La crise gambienne montre qu’il y a deux puissances ou deux Etats-pivots  en Afrique de l’Ouest : le Sénégal et le Nigéria. Cette crise marque aussi le retour du Nigéria. Il y a quelques années, c’est l’armée du Tchad qui intervenait au Nigéria pour traquer Boko Haram, parce que l’armée nigériane était à terre. Aujourd’hui, après avoir cassé Boko Haram, Buhari reprend sa place de puissance en envoyant des soldats à l’étranger pour régler une crise régionale. La crise en Casamance a commencé 6 mois après Fodé Kaba 2. L’intervention de l’armée du Sénégal en Gambie pour faire échouer le putsch de Koukoy Samba Sagna.
 
Avec Jammeh qui s’exile sous la menace de l’armée du Sénégal, le Mfdc cassé par l’armée depuis longtemps, ce qui reste perd son dernier soutien.
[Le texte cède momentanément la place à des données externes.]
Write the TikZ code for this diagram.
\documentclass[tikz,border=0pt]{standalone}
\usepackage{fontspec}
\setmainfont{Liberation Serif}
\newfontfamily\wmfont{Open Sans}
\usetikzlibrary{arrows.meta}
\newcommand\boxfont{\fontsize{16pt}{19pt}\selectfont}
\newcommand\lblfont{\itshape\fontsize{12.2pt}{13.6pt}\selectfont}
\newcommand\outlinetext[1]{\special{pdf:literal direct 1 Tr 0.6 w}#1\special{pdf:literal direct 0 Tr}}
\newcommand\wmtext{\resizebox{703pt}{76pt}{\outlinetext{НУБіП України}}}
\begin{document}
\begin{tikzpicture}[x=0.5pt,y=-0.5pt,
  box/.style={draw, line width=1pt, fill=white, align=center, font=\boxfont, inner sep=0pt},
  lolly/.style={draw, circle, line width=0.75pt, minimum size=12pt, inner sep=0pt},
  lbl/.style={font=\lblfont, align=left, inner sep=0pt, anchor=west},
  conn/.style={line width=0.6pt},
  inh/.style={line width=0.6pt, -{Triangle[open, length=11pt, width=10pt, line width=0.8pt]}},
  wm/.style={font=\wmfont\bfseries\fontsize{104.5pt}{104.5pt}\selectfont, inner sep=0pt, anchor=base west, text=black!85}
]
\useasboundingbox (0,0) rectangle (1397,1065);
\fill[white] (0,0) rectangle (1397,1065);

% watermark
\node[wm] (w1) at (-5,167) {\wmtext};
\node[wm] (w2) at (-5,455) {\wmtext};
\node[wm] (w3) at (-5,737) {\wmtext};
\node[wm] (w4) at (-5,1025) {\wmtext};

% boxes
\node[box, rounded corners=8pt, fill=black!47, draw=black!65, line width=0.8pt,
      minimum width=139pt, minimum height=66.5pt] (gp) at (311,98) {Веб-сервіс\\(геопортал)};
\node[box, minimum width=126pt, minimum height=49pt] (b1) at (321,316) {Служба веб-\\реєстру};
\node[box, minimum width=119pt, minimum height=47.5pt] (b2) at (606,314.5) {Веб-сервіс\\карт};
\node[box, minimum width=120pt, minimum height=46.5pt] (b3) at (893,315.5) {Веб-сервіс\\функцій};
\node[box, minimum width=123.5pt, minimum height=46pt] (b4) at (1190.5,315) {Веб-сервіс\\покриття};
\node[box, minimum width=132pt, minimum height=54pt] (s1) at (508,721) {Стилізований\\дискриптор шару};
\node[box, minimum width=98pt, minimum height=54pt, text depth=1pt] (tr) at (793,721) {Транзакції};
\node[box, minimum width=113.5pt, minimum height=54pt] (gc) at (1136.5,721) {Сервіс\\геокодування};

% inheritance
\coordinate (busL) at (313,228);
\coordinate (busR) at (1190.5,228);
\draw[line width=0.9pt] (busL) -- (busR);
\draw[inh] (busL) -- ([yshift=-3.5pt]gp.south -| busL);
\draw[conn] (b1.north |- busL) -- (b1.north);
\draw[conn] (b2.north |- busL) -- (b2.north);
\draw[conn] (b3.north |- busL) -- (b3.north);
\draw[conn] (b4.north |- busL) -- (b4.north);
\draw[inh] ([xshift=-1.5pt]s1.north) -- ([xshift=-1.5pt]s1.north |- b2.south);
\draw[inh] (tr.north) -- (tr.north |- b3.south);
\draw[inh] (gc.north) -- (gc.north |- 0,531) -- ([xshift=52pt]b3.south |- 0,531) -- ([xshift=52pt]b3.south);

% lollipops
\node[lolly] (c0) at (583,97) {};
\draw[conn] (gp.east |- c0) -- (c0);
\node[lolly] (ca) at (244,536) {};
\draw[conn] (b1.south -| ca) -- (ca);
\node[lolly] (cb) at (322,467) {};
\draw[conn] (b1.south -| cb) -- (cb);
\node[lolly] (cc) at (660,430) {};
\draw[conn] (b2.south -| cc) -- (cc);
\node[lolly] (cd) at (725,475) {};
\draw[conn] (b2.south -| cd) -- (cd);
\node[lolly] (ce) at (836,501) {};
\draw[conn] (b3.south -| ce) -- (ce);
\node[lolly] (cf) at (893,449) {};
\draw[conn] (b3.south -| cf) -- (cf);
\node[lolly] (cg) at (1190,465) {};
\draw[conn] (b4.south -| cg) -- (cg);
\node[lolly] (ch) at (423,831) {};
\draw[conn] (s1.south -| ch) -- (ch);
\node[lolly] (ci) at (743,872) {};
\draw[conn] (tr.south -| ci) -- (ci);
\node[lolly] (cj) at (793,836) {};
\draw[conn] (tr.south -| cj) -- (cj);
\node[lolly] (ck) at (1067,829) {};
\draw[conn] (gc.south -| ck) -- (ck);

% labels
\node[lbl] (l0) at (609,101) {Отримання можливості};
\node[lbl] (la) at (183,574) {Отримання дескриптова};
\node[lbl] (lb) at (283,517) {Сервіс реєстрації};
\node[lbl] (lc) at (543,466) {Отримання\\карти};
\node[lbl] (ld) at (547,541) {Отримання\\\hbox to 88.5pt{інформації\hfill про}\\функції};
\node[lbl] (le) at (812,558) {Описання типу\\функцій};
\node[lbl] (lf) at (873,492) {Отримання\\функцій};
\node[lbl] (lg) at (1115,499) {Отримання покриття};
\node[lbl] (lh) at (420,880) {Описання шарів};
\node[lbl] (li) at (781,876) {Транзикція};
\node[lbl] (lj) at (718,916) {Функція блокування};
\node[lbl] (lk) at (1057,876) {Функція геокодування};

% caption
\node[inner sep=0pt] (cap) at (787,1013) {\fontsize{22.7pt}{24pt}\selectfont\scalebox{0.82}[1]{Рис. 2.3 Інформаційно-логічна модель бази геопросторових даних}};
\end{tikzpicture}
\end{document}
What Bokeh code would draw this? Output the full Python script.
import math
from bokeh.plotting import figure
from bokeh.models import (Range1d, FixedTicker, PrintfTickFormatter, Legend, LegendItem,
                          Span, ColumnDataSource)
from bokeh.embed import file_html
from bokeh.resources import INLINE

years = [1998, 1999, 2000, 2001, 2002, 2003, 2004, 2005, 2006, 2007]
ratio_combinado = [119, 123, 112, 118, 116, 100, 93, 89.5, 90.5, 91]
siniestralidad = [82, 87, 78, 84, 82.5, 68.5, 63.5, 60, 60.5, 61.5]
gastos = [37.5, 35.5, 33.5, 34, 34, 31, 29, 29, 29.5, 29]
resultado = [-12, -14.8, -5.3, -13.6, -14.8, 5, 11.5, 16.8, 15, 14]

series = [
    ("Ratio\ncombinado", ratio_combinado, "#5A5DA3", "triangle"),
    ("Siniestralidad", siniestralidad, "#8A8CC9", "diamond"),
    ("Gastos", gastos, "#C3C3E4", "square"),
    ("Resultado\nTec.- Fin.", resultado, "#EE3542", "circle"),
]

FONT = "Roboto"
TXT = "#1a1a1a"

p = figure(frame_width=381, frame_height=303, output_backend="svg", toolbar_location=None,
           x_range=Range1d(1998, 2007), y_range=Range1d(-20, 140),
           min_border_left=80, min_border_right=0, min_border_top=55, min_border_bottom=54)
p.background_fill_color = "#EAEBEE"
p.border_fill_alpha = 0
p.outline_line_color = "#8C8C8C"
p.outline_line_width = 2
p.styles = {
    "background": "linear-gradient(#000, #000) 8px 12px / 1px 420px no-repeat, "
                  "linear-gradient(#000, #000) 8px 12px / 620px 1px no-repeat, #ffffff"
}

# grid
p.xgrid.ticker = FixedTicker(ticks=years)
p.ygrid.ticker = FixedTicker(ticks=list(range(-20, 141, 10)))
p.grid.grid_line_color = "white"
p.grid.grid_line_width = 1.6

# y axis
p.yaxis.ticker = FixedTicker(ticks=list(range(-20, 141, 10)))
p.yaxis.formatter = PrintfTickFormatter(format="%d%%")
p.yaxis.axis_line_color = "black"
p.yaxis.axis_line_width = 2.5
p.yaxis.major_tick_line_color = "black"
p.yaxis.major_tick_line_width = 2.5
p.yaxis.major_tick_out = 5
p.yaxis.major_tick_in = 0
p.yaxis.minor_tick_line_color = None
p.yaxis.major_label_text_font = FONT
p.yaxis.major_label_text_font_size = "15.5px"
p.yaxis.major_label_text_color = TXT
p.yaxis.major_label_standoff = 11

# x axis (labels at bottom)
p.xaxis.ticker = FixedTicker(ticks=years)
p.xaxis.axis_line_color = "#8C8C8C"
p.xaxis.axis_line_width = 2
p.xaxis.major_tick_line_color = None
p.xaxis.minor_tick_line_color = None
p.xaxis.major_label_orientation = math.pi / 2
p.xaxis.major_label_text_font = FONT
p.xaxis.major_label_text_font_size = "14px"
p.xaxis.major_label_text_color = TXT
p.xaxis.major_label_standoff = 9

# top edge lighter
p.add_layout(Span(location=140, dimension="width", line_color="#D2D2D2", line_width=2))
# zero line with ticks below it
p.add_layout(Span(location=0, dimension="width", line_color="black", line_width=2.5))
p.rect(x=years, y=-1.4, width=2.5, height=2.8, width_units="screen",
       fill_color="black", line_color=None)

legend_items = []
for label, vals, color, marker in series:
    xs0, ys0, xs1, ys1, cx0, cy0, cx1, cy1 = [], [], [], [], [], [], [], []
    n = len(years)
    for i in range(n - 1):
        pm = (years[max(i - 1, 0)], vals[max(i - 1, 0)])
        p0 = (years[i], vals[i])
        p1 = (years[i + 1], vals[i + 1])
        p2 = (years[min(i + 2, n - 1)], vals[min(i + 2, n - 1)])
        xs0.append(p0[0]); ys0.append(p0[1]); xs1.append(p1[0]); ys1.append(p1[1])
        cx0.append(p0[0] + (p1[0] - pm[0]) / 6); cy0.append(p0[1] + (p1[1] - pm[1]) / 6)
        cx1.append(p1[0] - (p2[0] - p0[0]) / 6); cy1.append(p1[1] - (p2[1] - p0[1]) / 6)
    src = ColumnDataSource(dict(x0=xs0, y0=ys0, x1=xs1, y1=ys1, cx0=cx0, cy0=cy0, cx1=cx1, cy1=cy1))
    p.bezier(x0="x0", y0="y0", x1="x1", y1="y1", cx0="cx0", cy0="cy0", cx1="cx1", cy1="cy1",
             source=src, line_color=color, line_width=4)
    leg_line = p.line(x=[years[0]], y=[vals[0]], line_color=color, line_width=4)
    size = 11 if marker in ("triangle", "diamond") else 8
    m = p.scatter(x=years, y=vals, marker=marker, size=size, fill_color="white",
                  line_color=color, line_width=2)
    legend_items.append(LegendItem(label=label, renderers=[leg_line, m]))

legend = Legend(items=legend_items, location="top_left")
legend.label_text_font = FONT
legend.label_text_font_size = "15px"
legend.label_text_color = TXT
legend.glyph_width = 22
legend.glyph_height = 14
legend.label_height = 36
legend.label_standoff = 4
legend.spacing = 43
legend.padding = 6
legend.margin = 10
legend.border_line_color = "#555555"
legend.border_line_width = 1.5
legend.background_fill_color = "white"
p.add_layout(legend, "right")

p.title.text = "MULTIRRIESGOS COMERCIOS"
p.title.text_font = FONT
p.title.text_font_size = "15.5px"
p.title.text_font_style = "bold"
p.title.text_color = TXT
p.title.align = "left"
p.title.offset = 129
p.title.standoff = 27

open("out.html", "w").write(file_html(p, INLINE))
Une page se ferme, si l’Etat du Sénégal se donne les moyens de gagner la paix après que l’armée a gagné la guerre. La paix n’a jamais été aussi proche. Il ne reste qu’au gouvernement à offrir une porte de sortie honorable au Mfdc comme l’avait fait Lincoln avec les sécessionnistes du sud. Le Général Ulysse Grant a gagné la guerre sur le terrain, mais c’est Lincoln qui a gagné la paix en offrant une porte de sortie honorable aux rebelles.
 
Aujourd’hui, la seule porte de sortie honorable pour le Mfdc est que le gouvernement reconnaisse que leur combat n’a pas été vain. Le Mfdc nous a au moins permis de repenser notre contrat social national, en passant de nation une et indivisible à nation plurielle mais indivisible. Est-ce que Macky Sall aura la même stature que Lincoln ? Nous le saurons dans 6 mois.